Preferring the expensive temptations of Durham and London to the simpler life in Scotland, the couple divided their time between Gibside and their London house at 40 Grosvenor Square, whose lease had been passed to Lord Strathmore by Mary’s mother, with occasional excursions to Glamis. Frequently, brother Thomas tagged along; he had his own room at Gibside as well as at Glamis. There would always be three people in this marriage. With the earl incapable of managing his financial affairs, it was Thomas who took charge of the vital mining and farming businesses, approving pocket money for his brother and sister-in-law as he saw fit. Lord Strathmore’s old college chums remained frequent visitors too. Gray came to stay at Gibside in August, informing his old friend William Mason, ‘tomorrow I go
vizzing
to Gibside to see the new-married Countess, whom (bless my eyes!) I have seen here already’.
34
With him he took the Reverend Brown, who had officiated at the wedding and now accompanied the couple to Scotland when they returned in September, crossing the turbulent rivers in the early months of Mary’s pregnancy.
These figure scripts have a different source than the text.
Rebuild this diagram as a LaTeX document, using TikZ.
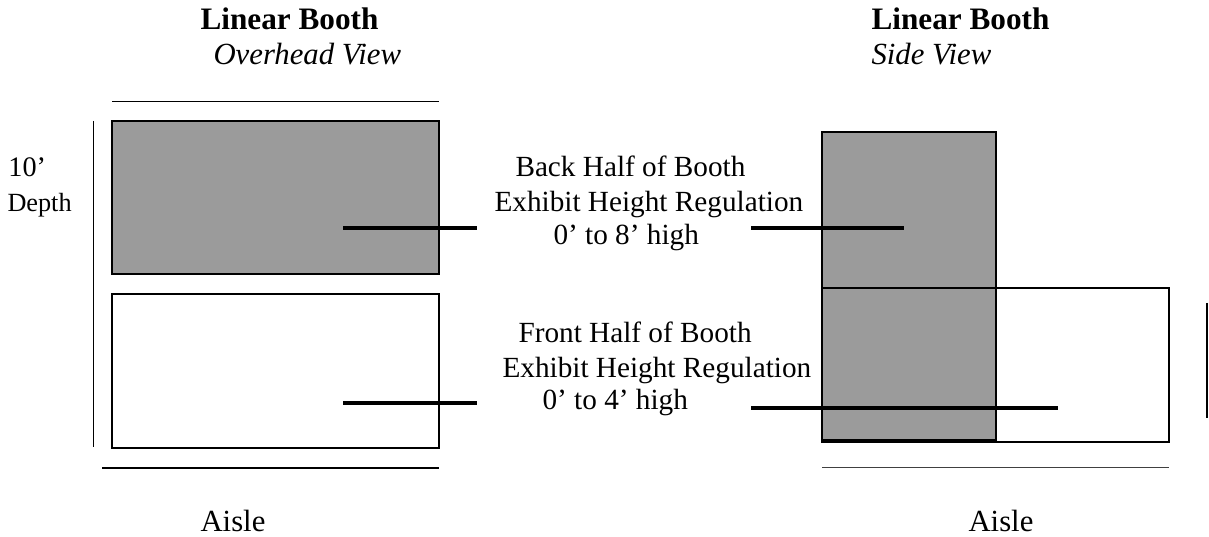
\documentclass[tikz,border=0pt]{standalone}
\usepackage{fontspec}
\setmainfont{Liberation Serif}
\definecolor{boothgray}{RGB}{155,155,155}
\tikzset{
    booth/.style={draw, line width=0.8pt},
    leader/.style={line width=1.6pt},
    label/.style={inner sep=0pt, anchor=base west, font=\fontsize{11.7}{14}\selectfont},
    title/.style={inner sep=0pt, anchor=base west, font=\fontsize{12.5}{15}\selectfont\bfseries},
    subtitle/.style={inner sep=0pt, anchor=base west, font=\fontsize{12.3}{15}\selectfont\itshape}
}
\begin{document}
\begin{tikzpicture}[x=0.4pt,y=-0.4pt]
    \useasboundingbox (0,0) rectangle (1209,537);

    % overhead view
    \node[title] (T1) at (200,30) {Linear Booth};
    \node[subtitle] (S1) at (213,65) {Overhead View};

    \coordinate (A) at (112,121);
    \coordinate (B) at (439,274);
    \coordinate (C) at (112,294);
    \coordinate (D) at (439,448);
    \draw[booth, fill=boothgray] (A) rectangle (B);
    \draw[booth] (C) rectangle (D);

    \coordinate (E) at (112,102);
    \coordinate (F) at (439,102);
    \draw[line width=0.4pt] (E) -- (F);
    \coordinate (G) at (102,468);
    \coordinate (H) at (439,468);
    \draw[line width=0.6pt] (G) -- (H);
    \coordinate (I) at (93,121);
    \coordinate (J) at (93,447);
    \draw[line width=0.4pt] (I) -- (J);

    \node[label, font=\fontsize{11.3}{14}\selectfont] (ten) at (8,177) {10’};
    \node[label, font=\fontsize{10.5}{13}\selectfont] (depth) at (7,212) {Depth};

    \coordinate (K) at (343,228);
    \coordinate (L) at (477,228);
    \draw[leader] (K) -- (L);
    \coordinate (M) at (343,403);
    \coordinate (N) at (477,403);
    \draw[leader] (M) -- (N);

    \node[label, font=\fontsize{12.3}{15}\selectfont] (aisle1) at (200,532) {Aisle};

    % middle texts
    \node[label] (back1) at (515,177) {Back Half of Booth};
    \node[label] (back2) at (494,212) {Exhibit Height Regulation};
    \node[label] (back3) at (553,245) {0’ to 8’ high};
    \node[label] (front1) at (518,343) {Front Half of Booth};
    \node[label] (front2) at (502,378) {Exhibit Height Regulation};
    \node[label] (front3) at (542,410) {0’ to 4’ high};

    % side view
    \node[title] (T2) at (871,30) {Linear Booth};
    \node[subtitle] (S2) at (871,65) {Side View};

    \coordinate (P) at (822,132);
    \coordinate (Q) at (996,440);
    \coordinate (R) at (822,288);
    \coordinate (S) at (1169,442);
    \draw[booth, fill=boothgray] (P) rectangle (Q);
    \draw[booth] (R) rectangle (S);

    \coordinate (U) at (751,228);
    \coordinate (V) at (904,228);
    \draw[leader] (U) -- (V);
    \coordinate (W) at (751,408);
    \coordinate (X) at (1058,408);
    \draw[leader] (W) -- (X);

    \coordinate (Y) at (1207,303);
    \coordinate (Z) at (1207,418);
    \draw[line width=0.8pt] (Y) -- (Z);
    \coordinate (O) at (822,468);
    \coordinate (O2) at (1169,468);
    \draw[line width=0.4pt, black!75] (O) -- (O2);

    \node[label, font=\fontsize{12.3}{15}\selectfont] (aisle2) at (968,532) {Aisle};
\end{tikzpicture}
\end{document}
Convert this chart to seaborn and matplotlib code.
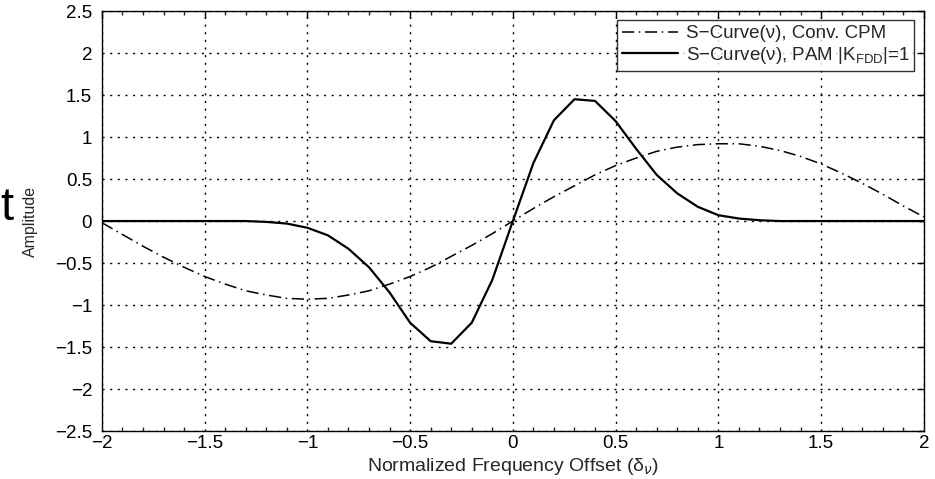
import numpy as np
import pandas as pd
import matplotlib
matplotlib.use("Agg")
import matplotlib.pyplot as plt
import seaborn as sns
from matplotlib.ticker import MultipleLocator

# Normalized frequency offset grid
offset = [round(-2.0 + 0.1 * i, 1) for i in range(41)]

# S-curve of the conventional CPM detector
s_conv_cpm = [
    -0.02, -0.16, -0.30, -0.43, -0.55, -0.66, -0.75, -0.83, -0.88, -0.92,
    -0.93, -0.92, -0.88, -0.83, -0.75, -0.66, -0.55, -0.42, -0.29, -0.15,
    0.00, 0.15, 0.29, 0.42, 0.55, 0.66, 0.75, 0.83, 0.88, 0.91,
    0.92, 0.92, 0.89, 0.84, 0.77, 0.68, 0.57, 0.45, 0.32, 0.18,
    0.05,
]

# S-curve of the PAM-based detector, |K_FDD| = 1
s_pam = [
    0.00, 0.00, 0.00, 0.00, 0.00, 0.00, 0.00, 0.00, -0.01, -0.03,
    -0.08, -0.17, -0.33, -0.55, -0.85, -1.21, -1.43, -1.46, -1.21, -0.70,
    0.00, 0.69, 1.20, 1.45, 1.43, 1.19, 0.86, 0.55, 0.33, 0.17,
    0.07, 0.03, 0.01, 0.00, 0.00, 0.00, 0.00, 0.00, 0.00, 0.00,
    0.00,
]

label_conv = "S\u2212Curve(\u03bd), Conv. CPM"
label_pam = "S\u2212Curve(\u03bd), PAM |K$_{\\mathregular{FDD}}$|=1"

df = pd.DataFrame({
    "offset": offset * 2,
    "amplitude": s_conv_cpm + s_pam,
    "curve": [label_conv] * len(offset) + [label_pam] * len(offset),
})

sns.set_style("white")
plt.rcParams["font.family"] = ["Liberation Sans", "DejaVu Sans"]
plt.rcParams["mathtext.fontset"] = "custom"
plt.rcParams["mathtext.rm"] = "Liberation Sans"

fig = plt.figure(figsize=(9.35, 4.79), dpi=100)
ax = fig.add_axes([0.109, 0.100, 0.879, 0.877])

sns.lineplot(
    data=df, x="offset", y="amplitude", hue="curve", style="curve",
    palette={label_conv: "black", label_pam: "black"},
    dashes={label_conv: (8, 3, 1, 3), label_pam: ""},
    size="curve", sizes={label_conv: 1.1, label_pam: 1.6},
    ax=ax, legend=True,
)

ax.set_xlim(-2, 2)
ax.set_ylim(-2.5, 2.5)

def fmt(v):
    s = f"{v:g}"
    return s.replace("-", "\u2212")

xt = np.arange(-2, 2.01, 0.5)
yt = np.arange(-2.5, 2.51, 0.5)
ax.set_xticks(xt)
ax.set_xticklabels([fmt(round(v, 1)) for v in xt])
ax.set_yticks(yt)
ax.set_yticklabels([fmt(round(v, 1)) for v in yt])
ax.xaxis.set_minor_locator(MultipleLocator(0.1))

ax.tick_params(axis="both", which="major", direction="in", length=5, width=1,
               top=True, right=True, labelsize=13.5, colors="black")
ax.tick_params(axis="x", which="minor", direction="in", length=3, width=1,
               top=True, bottom=True)
ax.tick_params(axis="x", which="major", pad=3)
ax.tick_params(axis="y", which="major", pad=7)

ax.grid(True, which="major", linestyle=(0, (1.5, 4)), color="black", linewidth=1.0)
for sp in ax.spines.values():
    sp.set_color("black")
    sp.set_linewidth(1.0)

ax.set_xlabel("Normalized Frequency Offset (\u03b4$_{\u03bd}$)", fontsize=14, labelpad=3)
ax.set_ylabel("Amplitude", fontsize=11.5, labelpad=12)

handles, labels = ax.get_legend_handles_labels()
leg = ax.legend(handles, labels, loc="upper right", fontsize=13.5,
                frameon=True, fancybox=False, edgecolor="black",
                borderaxespad=0.5, handlelength=3.0, handletextpad=0.4,
                borderpad=0.25, labelspacing=0.15)
leg.get_frame().set_linewidth(1.0)

fig.text(0.0005, 0.541, "t", fontsize=34, ha="left", va="baseline", color="black")

fig.savefig("out.png", dpi=100, facecolor="white")
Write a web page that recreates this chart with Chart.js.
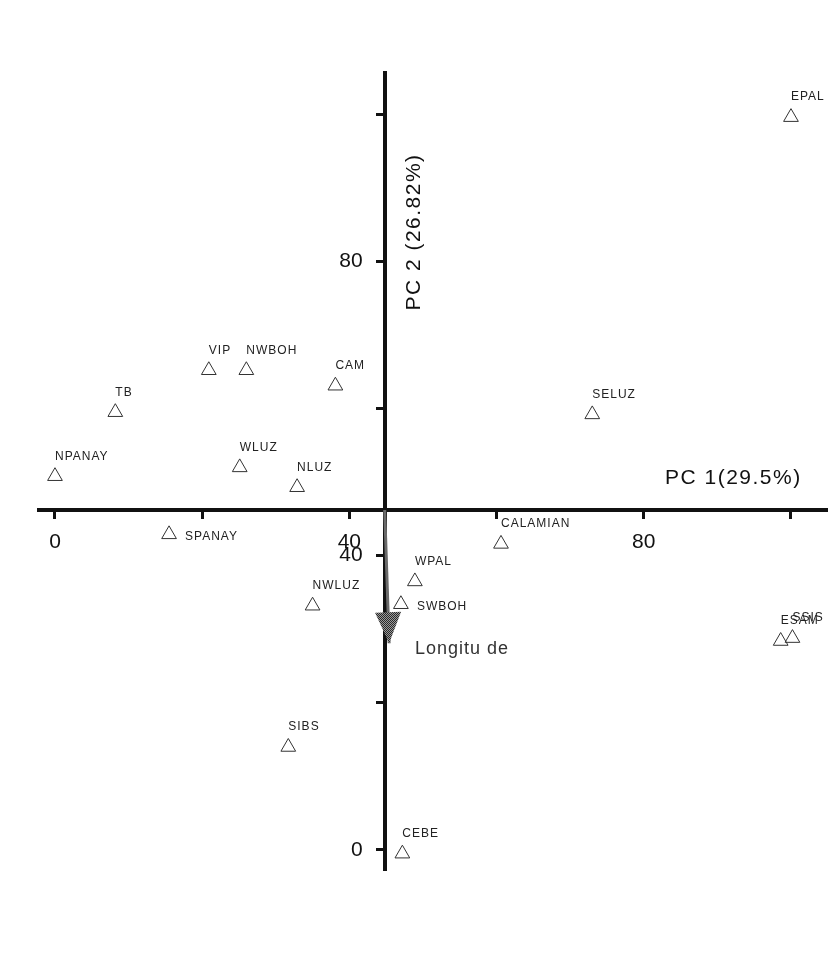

The visit was most probably timed to coincide with Lord Strathmore’s election as one of Scotland’s representative peers that October. They were back in Durham before long, since in February 1768 Lord Strathmore had settled sufficiently into his role as master of Gibside to continue George Bowes’s passion for foxhunting. His hounds chased a fox which took refuge - sensibly enough - in a pit shaft within the Gibside grounds. He would continue to run the stud that George Bowes had established at Streatlam as well as pursuing his love of gambling on the horses.